問題はここからだ。停戦であるにもかかわらず、いや停戦だからこそレヴィンソン国次世代王は軍事力を密かに強めていき小国との戦争を理由に、剣の腕に磨きをかけ、魔法対兵器を作っているという噂。レヴィンソン国は今尚シンドリア国を攻め入る気でいるーーー。
「"魔力は有限である"神の御技を扱える者たちの生は短い。王族ならまだしも、民が戦争のために魔力を使えば戦争には勝てるかもしれない。だが民を失った国に未来はないも同然だ」
真剣なアロイスの銀の瞳に圧倒され、ユリウスは乾いた喉を鳴らした。
「・・・極刑から逃れた一族がシンドリアの秘密を話すことが、問題なんだな」
やっと声に出すことができたそれは、ひどく重大なことであると自覚させられた。
「このことはアロイス、お前の口から父上に伝えてくれ。俺は近衛騎士2人を連れて、ジール公爵令嬢の周辺を探る。」
「分かりました。どうか深く関わらないように」
ーーー兄様はお優しいから。
アロイスの言葉が胸に引っかかる。
レヴィンソン国が強国である所以は、愛国心の強い真面目な性格の者が多くその者たちを育成するのに最適な環境が完備されている強国ならではのプログラム。貧富の差があろうとも賢く強いものに相応しい座と職を任せるところも強みだ。

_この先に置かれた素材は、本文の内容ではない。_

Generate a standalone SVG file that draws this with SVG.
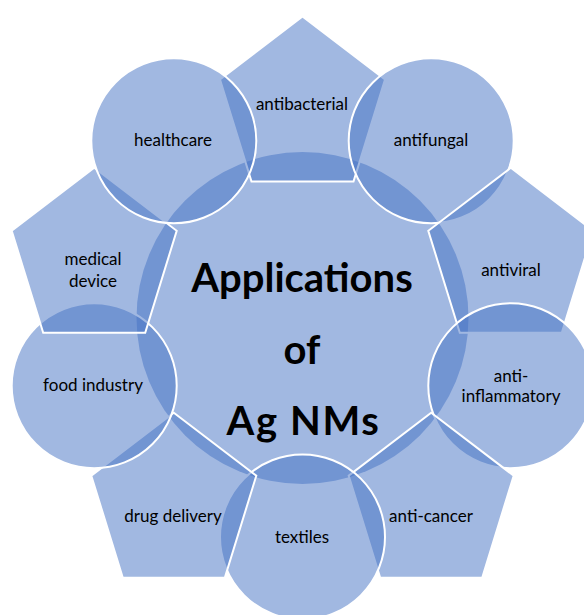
<svg xmlns="http://www.w3.org/2000/svg" width="584" height="615" viewBox="0 0 584 615">
  <defs>
    <style>
      .hub { fill: #4472C4; fill-opacity: 0.5; stroke: none; }
      .shape { fill: #4472C4; fill-opacity: 0.5; stroke: #FFFFFF; stroke-width: 2; }
      .label { font-family: Lato, "Liberation Sans", sans-serif; font-size: 17px; fill: #000000; text-anchor: middle; }
      .title { font-family: Lato, "Liberation Sans", sans-serif; font-size: 40px; font-weight: bold; fill: #000000; text-anchor: middle; }
      .wide { letter-spacing: 1.6px; }
    </style>
    <!-- upright pentagon in a 165 x 165 box, centred on the origin -->
    <path id="pent" d="M0,-82.5 L82.5,-19.5 L51,82.5 L-51,82.5 L-82.5,-19.5 Z"/>
  </defs>

  <!-- central hub -->
  <g id="hub">
    <circle class="hub" cx="302.5" cy="318" r="166"/>
    <text class="title" x="302" y="292">Applications</text>
    <text class="title" x="302" y="364">of</text>
    <text class="title wide" x="303.5" y="435">Ag NMs</text>
  </g>

  <!-- ring of applications, drawn clockwise from the top -->
  <g id="antibacterial">
    <use class="shape" href="#pent" x="302.5" y="99"/>
    <text class="label" x="302" y="110">antibacterial</text>
  </g>
  <g id="antifungal">
    <circle class="shape" cx="431.2" cy="140.8" r="82.5"/>
    <text class="label" x="431" y="146">antifungal</text>
  </g>
  <g id="antiviral">
    <use class="shape" href="#pent" x="510.8" y="250.3"/>
    <text class="label" x="511" y="276">antiviral</text>
  </g>
  <g id="anti-inflammatory">
    <circle class="shape" cx="510.8" cy="385.7" r="82.5"/>
    <text class="label" x="511" y="381.5">anti-</text>
    <text class="label" x="511" y="401.5">inflammatory</text>
  </g>
  <g id="anti-cancer">
    <use class="shape" href="#pent" x="431.2" y="495.2"/>
    <text class="label" x="431" y="521.5">anti-cancer</text>
  </g>
  <g id="textiles">
    <circle class="shape" cx="302.5" cy="537" r="82.5"/>
    <text class="label" x="302" y="543">textiles</text>
  </g>
  <g id="drug-delivery">
    <use class="shape" href="#pent" x="173.8" y="495.2"/>
    <text class="label" x="173" y="521.5">drug delivery</text>
  </g>
  <g id="food-industry">
    <circle class="shape" cx="94.2" cy="385.7" r="82.5"/>
    <text class="label" x="93" y="390.5">food industry</text>
  </g>
  <g id="medical-device">
    <use class="shape" href="#pent" x="94.2" y="250.3"/>
    <text class="label" x="93" y="265">medical</text>
    <text class="label" x="93" y="286.5">device</text>
  </g>
  <g id="healthcare">
    <circle class="shape" cx="173.8" cy="140.8" r="82.5"/>
    <text class="label" x="173" y="146">healthcare</text>
  </g>
</svg>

シンドリアが魔法なら、レヴィンソンは技術である。鉄砲や大砲を発明したのもレヴィンソン国が最初であり、医学にも精通している。秘密の多いシンドリアは鎖国的独立国家であるため、遠くない未来滅んでしまうだろう。強い国はレヴィンソン国のように新しい知識に貪欲で、国とともに進歩する国だ。だが
・・・シンドリアが滅ぶべきなのは今ではない。
そう思わずにはいられなかった。
とんでもないものを見つけてしまった。これが幸か不幸か、シンドリアの明暗が分けられたわけだ。